PyTorch implementation of the paper Learning Fashion Compatibility with Bidirectional LSTMs [1].
INSTALLATION
In order to run this code, you must install:
- PyTorch (install it with CUDA support if you want to use GPUs, which is strongly recommended).
- Python with packages numpy, torchvision, tensorboardX, PIL, collections, cv2 (only if you want to generate result images for fill in the blank task, tested with version 2.4.8), h5py, sklearn, nltk.

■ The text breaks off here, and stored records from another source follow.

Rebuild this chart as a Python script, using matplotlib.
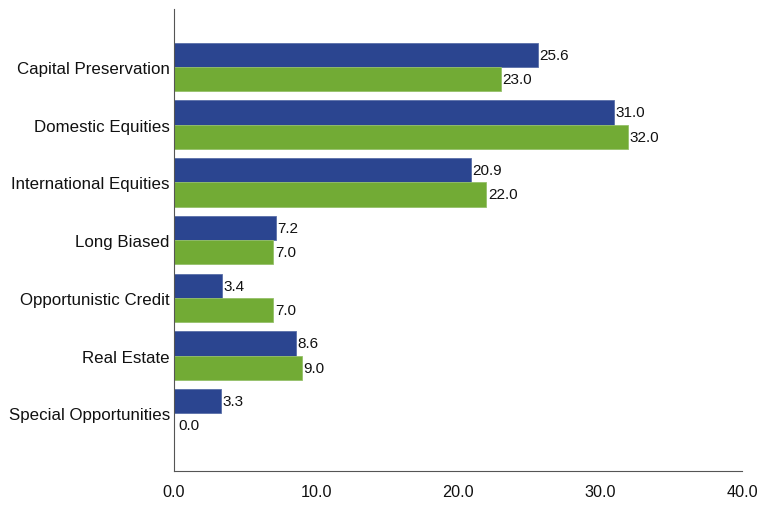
import matplotlib
matplotlib.use("Agg")
import matplotlib.pyplot as plt
import numpy as np

plt.rcParams['font.family'] = ['Liberation Sans', 'DejaVu Sans']

categories = [
    "Capital Preservation",
    "Domestic Equities",
    "International Equities",
    "Long Biased",
    "Opportunistic Credit",
    "Real Estate",
    "Special Opportunities",
]
series_a = [25.6, 31.0, 20.9, 7.2, 3.4, 8.6, 3.3]
series_b = [23.0, 32.0, 22.0, 7.0, 7.0, 9.0, 0.0]
x_ticks = [0, 10, 20, 30, 40]

blue = "#2B4590"
green = "#72AB35"

fig = plt.figure(figsize=(7.59, 5.06), dpi=100)
ax = fig.add_axes([0.2293, 0.0672, 0.7483, 0.9130])

y = np.arange(len(categories))
h = 0.42
ax.barh(y - h / 2, series_a, height=h, color=blue, edgecolor="#5a6fa8", linewidth=0.6)
ax.barh(y + h / 2, series_b, height=h, color=green, edgecolor="#95c06a", linewidth=0.6)

# value labels just past the bar ends
for yi, v in zip(y, series_a):
    ax.annotate(f"{v:.1f}", (v, yi - h / 2), xytext=(1, 0), textcoords="offset points",
                va="center", ha="left", fontsize=11, color="#111111")
for yi, v in zip(y, series_b):
    off = 3 if v == 0 else 1
    ax.annotate(f"{v:.1f}", (v, yi + h / 2), xytext=(off, 0), textcoords="offset points",
                va="center", ha="left", fontsize=11, color="#111111")

ax.set_xlim(0, 40)
ax.set_ylim(7, -1)
ax.set_yticks(y)
ax.set_yticklabels(categories, fontsize=12.2)
ax.set_xticks(x_ticks)
ax.set_xticklabels([f"{t:.1f}" for t in x_ticks], fontsize=11.7)
ax.tick_params(length=0, colors="#111111")
ax.tick_params(axis="x", pad=9.5)
ax.tick_params(axis="y", pad=3)

for s in ["top", "right"]:
    ax.spines[s].set_visible(False)
for s in ["left", "bottom"]:
    ax.spines[s].set_color("#555555")
    ax.spines[s].set_linewidth(0.8)

fig.savefig("out.png", dpi=100)
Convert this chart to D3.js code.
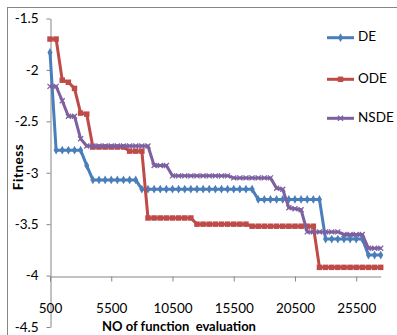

If this is your first time using nltk, you'd probably have to download wordnet corpora by executing the following lines in python:
import nltk
nltk.download('wordnet')
The code has been tested with these two configurations:
- python 2.7.6 - Pytorch 0.3.0.post4 - CUDA 7.5 - numpy 1.11.1 - sklearn 0.18.1
- python 3.6.0 - PyTorch 0.4.0a0+040336f - CUDA 9.1 - numpy 1.13.3 - sklearn 0.19.1
DATASET
Download the Polyvore dataset from the authors of the paper here and extract it in the bilstm/data folder.
TRAINING
To train the model, run:
python main.py
You can take a look at the evolution of the training by running tensorboard --logdir runs
.
Note that we included options to change the default parameters (learning rate, batch size, and convolutional model to extract image features). By default, these are just like in the paper: 0.2, 10 and inception_v3.
EVALUATION
We provide a snapshot for our trained model (with inception) here.
Prior to running the evaluation of the models, you must extract the features of the test images. In order to do so, run:
python src/get_features.py -m model_path -sp path_to_save_data [-t model_type]
This will save a h5 file with the image features.
Evaluation of compatibility AUC
To reproduce the results in the 2nd column of table 1 of the paper, run:
python src/evaluation.py -m model_path -sp path_to_saved_data [-t model_type]
Evaluation of fill in the blank accuracy
To reproduce the results in the 1st column of table 1 of the paper, run:
python src/outfit_generation.py -m model_path -sp path_to_saved_data -i path_to_save_results [-t model_type]
This will generate outfit images in the folder specified in -i
. First row of the image is the question with an empty space. Second row shows the possible answers, with the predicted item squared in green (if correct) or in red (if wrong, with the correct answer in green).
[1] Han, Xintong, et al. "Learning Fashion Compatibility with Bidirectional LSTMs." Proceedings of the 2017 ACM on Multimedia Conference. ACM, 2017.